Commodity groups make pitches to House Ag subcommittee
Groups representing corn, cotton, rice, soybeans, sunflowers, wheat and other commodities told members of the House Agriculture Committee Wednesday what they would like in the next farm bill. And one of the few issues that seemed to unite them was opposition to Agriculture Secretary Mike Johanns' proposals to bar commodity program payments to anyone with adjusted gross income over $200,000.
Representative Bob Etheridge, a North Carolina Democrat, chaired this year's first look at commodity programs by the Subcommittee on General Farm Commodities and Risk Management. He said that from previous hearings by the Ag Committee he believes that the 2002 farm bill safety net has strong support from farmers.
He also mentioned that recent government projections of spending available for those same programs "point to the same inescapable conclusion. We don't have a lot of money for the next farm bill."
Most of the changes farm groups asked for Wednesday would cost more, but their leaders are hoping that somehow the agriculture committees of the House and Senate will be able to find the funds from recent "reserves" of $15 billion approve in the Senate and $20 billion in the House. Those reserves will likely have to be financed by cuts in other programs or tax increases.
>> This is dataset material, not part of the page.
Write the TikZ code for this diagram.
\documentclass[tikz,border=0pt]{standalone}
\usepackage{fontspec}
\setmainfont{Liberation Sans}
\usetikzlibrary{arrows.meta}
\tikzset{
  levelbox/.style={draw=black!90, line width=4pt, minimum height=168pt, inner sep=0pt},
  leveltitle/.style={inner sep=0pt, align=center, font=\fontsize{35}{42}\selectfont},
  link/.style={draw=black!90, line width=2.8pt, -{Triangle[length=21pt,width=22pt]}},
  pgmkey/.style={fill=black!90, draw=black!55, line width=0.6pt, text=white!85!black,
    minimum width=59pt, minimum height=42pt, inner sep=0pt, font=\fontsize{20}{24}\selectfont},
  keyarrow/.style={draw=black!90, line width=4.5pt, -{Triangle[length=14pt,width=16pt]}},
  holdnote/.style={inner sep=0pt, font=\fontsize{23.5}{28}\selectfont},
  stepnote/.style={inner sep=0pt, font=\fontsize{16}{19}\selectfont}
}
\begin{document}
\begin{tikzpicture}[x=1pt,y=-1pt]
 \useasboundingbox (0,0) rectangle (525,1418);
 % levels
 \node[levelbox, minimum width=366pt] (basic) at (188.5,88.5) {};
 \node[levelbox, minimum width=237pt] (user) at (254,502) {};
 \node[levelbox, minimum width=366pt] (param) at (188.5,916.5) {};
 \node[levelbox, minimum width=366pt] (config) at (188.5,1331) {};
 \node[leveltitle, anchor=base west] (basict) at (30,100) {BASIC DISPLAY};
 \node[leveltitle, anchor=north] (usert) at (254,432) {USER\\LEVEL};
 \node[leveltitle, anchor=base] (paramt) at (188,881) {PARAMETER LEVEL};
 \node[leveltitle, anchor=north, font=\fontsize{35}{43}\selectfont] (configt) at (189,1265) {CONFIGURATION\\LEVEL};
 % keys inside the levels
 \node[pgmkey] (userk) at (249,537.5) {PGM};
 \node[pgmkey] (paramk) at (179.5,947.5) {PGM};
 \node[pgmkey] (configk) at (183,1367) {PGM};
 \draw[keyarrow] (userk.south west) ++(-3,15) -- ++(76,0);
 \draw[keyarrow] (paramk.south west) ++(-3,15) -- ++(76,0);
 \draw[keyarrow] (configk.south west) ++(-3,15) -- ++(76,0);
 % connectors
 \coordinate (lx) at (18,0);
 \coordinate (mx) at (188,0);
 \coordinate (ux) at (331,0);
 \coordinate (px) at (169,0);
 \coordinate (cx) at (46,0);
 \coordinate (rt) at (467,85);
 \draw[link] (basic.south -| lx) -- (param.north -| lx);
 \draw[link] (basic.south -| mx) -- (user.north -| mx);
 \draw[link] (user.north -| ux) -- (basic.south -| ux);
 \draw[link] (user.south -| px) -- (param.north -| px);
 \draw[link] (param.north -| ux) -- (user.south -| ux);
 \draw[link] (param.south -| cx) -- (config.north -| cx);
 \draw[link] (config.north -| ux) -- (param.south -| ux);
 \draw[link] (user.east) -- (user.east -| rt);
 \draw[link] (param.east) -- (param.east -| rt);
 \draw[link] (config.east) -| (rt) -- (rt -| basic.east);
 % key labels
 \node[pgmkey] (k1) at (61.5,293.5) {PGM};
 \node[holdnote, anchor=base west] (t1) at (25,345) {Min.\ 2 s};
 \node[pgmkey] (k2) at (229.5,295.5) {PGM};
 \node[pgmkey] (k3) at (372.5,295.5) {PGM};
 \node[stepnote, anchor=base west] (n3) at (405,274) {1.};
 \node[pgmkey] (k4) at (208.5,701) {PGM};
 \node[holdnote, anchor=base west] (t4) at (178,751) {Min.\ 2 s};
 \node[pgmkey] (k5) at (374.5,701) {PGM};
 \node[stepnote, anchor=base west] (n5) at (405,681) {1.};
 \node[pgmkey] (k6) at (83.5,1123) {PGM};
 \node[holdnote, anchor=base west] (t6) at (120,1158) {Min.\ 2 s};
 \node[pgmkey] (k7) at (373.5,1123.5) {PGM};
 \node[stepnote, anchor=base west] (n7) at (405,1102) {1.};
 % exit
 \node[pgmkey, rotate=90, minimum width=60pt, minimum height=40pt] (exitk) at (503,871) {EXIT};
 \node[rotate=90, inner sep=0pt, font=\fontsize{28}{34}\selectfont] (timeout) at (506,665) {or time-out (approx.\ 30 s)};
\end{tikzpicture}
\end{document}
While most groups want changes in the current marketing loan and counter cyclical programs, the National Corn Growers Association made a pitch for a new program that would be something like a government supported Group Risk Insurance Protection (GRIP) program.
Extending the current farm bill does little to help farmers manage the risks of growing $4 corn, NCGA president Ken McCauley, a Kansas farmer, told the committee. Under the 2002 farm bill, "when yield are low, income protection has been less than adequate," he said.
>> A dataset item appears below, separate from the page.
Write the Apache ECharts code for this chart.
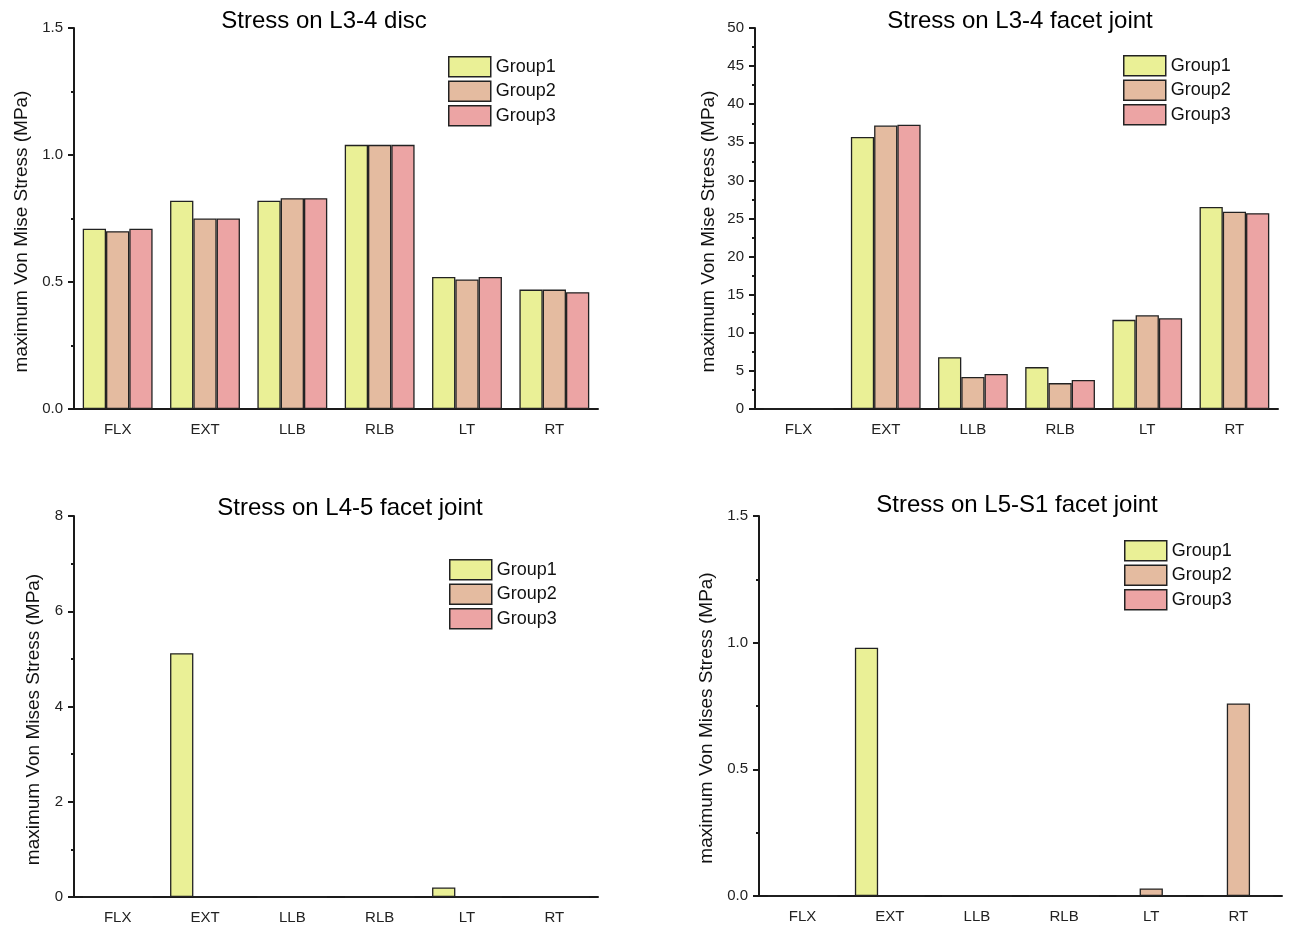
<!DOCTYPE html>
<html>
<head>
<meta charset="utf-8">
<script src="https://cdn.jsdelivr.net/npm/echarts@6/dist/echarts.min.js"></script>
<style>
html,body{margin:0;padding:0;background:#fff;}
#chart{width:1289px;height:930px;}
</style>
</head>
<body>
<div id="chart"></div>
<script>
const categories = ['FLX', 'EXT', 'LLB', 'RLB', 'LT', 'RT'];
const groupNames = ['Group1', 'Group2', 'Group3'];

const titles = ['Stress on L3-4 disc', 'Stress on L3-4 facet joint', 'Stress on L4-5 facet joint', 'Stress on L5-S1 facet joint'];
const yNames = ['maximum Von Mise Stress (MPa)', 'maximum Von Mise Stress (MPa)', 'maximum Von Mises Stress (MPa)', 'maximum Von Mises Stress (MPa)'];

// Chart 1: L3-4 disc
const discG1 = [0.71, 0.82, 0.82, 1.04, 0.52, 0.47];
const discG2 = [0.70, 0.75, 0.83, 1.04, 0.51, 0.47];
const discG3 = [0.71, 0.75, 0.83, 1.04, 0.52, 0.46];
// Chart 2: L3-4 facet joint
const f34G1 = [0, 35.7, 6.8, 5.5, 11.7, 26.5];
const f34G2 = [0, 37.2, 4.2, 3.4, 12.3, 25.9];
const f34G3 = [0, 37.3, 4.6, 3.8, 11.9, 25.7];
// Chart 3: L4-5 facet joint
const f45G1 = [0, 5.12, 0, 0, 0.2, 0];
const f45G2 = [0, 0, 0, 0, 0, 0];
const f45G3 = [0, 0, 0, 0, 0, 0];
// Chart 4: L5-S1 facet joint
const f51G1 = [0, 0.98, 0, 0, 0, 0];
const f51G2 = [0, 0, 0, 0, 0.03, 0.76];
const f51G3 = [0, 0, 0, 0, 0, 0];

const yMax = [1.5, 50, 8, 1.5];
const yInterval = [0.5, 5, 2, 0.5];
const yDecimals = [1, 0, 0, 1];

const seriesData = [
  [discG1, discG2, discG3],
  [f34G1, f34G2, f34G3],
  [f45G1, f45G2, f45G3],
  [f51G1, f51G2, f51G3]
];

const colors = ['#EAF096', '#E4BBA0', '#ECA4A4'];
const ink = '#1a1a1a';
const font = 'Liberation Sans, Arial, sans-serif';

// layout
const grids = [
  { left: 74, top: 28, width: 524, height: 381 },
  { left: 755, top: 28, width: 523, height: 381 },
  { left: 74, top: 516, width: 524, height: 381 },
  { left: 759, top: 516, width: 523, height: 380 }
];
const titlePos = [
  { left: 324, top: 9 },
  { left: 1020, top: 9 },
  { left: 350, top: 496 },
  { left: 1017, top: 493 }
];
const legendPos = [
  { left: 448, top: 56 },
  { left: 1123, top: 55 },
  { left: 449, top: 559 },
  { left: 1124, top: 540 }
];
const nameGaps = [43, 37, 31, 43];
const namePads = [[0, 26, 0, 0], [0, 26, 0, 0], [0, 26, 0, 0], [0, 24, 0, 0]];

const option = {
  animation: false,
  textStyle: { fontFamily: font },
  title: titles.map((t, i) => ({
    text: t,
    left: titlePos[i].left,
    top: titlePos[i].top,
    textAlign: 'center',
    padding: 0,
    textStyle: { fontSize: 24, fontWeight: 'normal', color: '#000', fontFamily: font }
  })),
  legend: legendPos.map((p, i) => ({
    data: groupNames,
    orient: 'vertical',
    left: p.left,
    top: p.top,
    padding: 0,
    itemWidth: 42,
    itemHeight: 20,
    itemGap: 3,
    icon: 'rect',
    selectedMode: false,
    itemStyle: { borderColor: '#222', borderWidth: 1.5 },
    textStyle: { fontSize: 18, color: '#111', fontFamily: font, padding: [0, 0, 0, 0] }
  })),
  grid: grids.map(g => Object.assign({ containLabel: false }, g)),
  xAxis: grids.map((g, i) => ({
    type: 'category',
    gridIndex: i,
    data: categories,
    axisLine: { lineStyle: { color: ink, width: 2 } },
    axisTick: { alignWithLabel: true, length: 7, lineStyle: { color: ink, width: 2 } },
    axisLabel: { fontSize: 15, color: '#222', margin: 13, fontFamily: font },
    splitLine: { show: false }
  })),
  yAxis: grids.map((g, i) => ({
    type: 'value',
    gridIndex: i,
    min: 0,
    max: yMax[i],
    interval: yInterval[i],
    name: yNames[i],
    nameLocation: 'middle',
    nameRotate: 90,
    nameGap: nameGaps[i],
    nameTextStyle: { fontSize: 19, color: '#111', fontFamily: font, padding: namePads[i] },
    axisLine: { show: true, lineStyle: { color: ink, width: 2 } },
    axisTick: { show: true, length: 6, lineStyle: { color: ink, width: 2 } },
    minorTick: { show: true, splitNumber: 2, length: 3, lineStyle: { color: ink, width: 2 } },
    axisLabel: {
      fontSize: 15, color: '#222', margin: 11, fontFamily: font,
      formatter: v => v.toFixed(yDecimals[i])
    },
    splitLine: { show: false },
    minorSplitLine: { show: false }
  })),
  series: []
};

seriesData.forEach((groups, ci) => {
  groups.forEach((vals, gi) => {
    option.series.push({
      type: 'bar',
      name: groupNames[gi],
      xAxisIndex: ci,
      yAxisIndex: ci,
      data: vals,
      barGap: '0%',
      barCategoryGap: '20%',
      itemStyle: { color: colors[gi], borderColor: '#222', borderWidth: 1.3 },
      emphasis: { disabled: true }
    });
  });
});

const chart = echarts.init(document.getElementById('chart'), null, { renderer: 'canvas' });
chart.setOption(option);
</script>
</body>
</html>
NCGA's program would add no more than $500 million per year to the baseline projection for the cost of commodity programs under the 2007 farm bill, he said.
One way the program keeps costs down is by capping the value of corn that would be protected to $3.10 a bushel. The NCGA proposal would also increase the maximum value for wheat and soybeans from earlier proposals, McCauley told Agriculture Online after the hearing. The cap would b e $4.38 a bushel for wheat and $6.98 a bushel for soybeans. Payments would be made based on county-wide yields and a market-driven target price.
So far, though, NCGA hasn't been able to talk groups representing those crops into shifting from loan deficiency payments and countercyclical payments. Neither the National Association of Wheat Growers nor the American Soybean Association think the 2002 farm bill has worked perfectly, either, but each group has its own ideas for fixing shortcomings.
As North Dakota farmer Rick Ostlie, president of the American Soybean Association, pointed out, the effective price that triggers countercyclical payments for soybeans is $5.36 a bushel (or the target price of $5.80 minus the direct payment of 44 cents). "Prices never fell below $5.36 during the past four years of the farm bill," he said.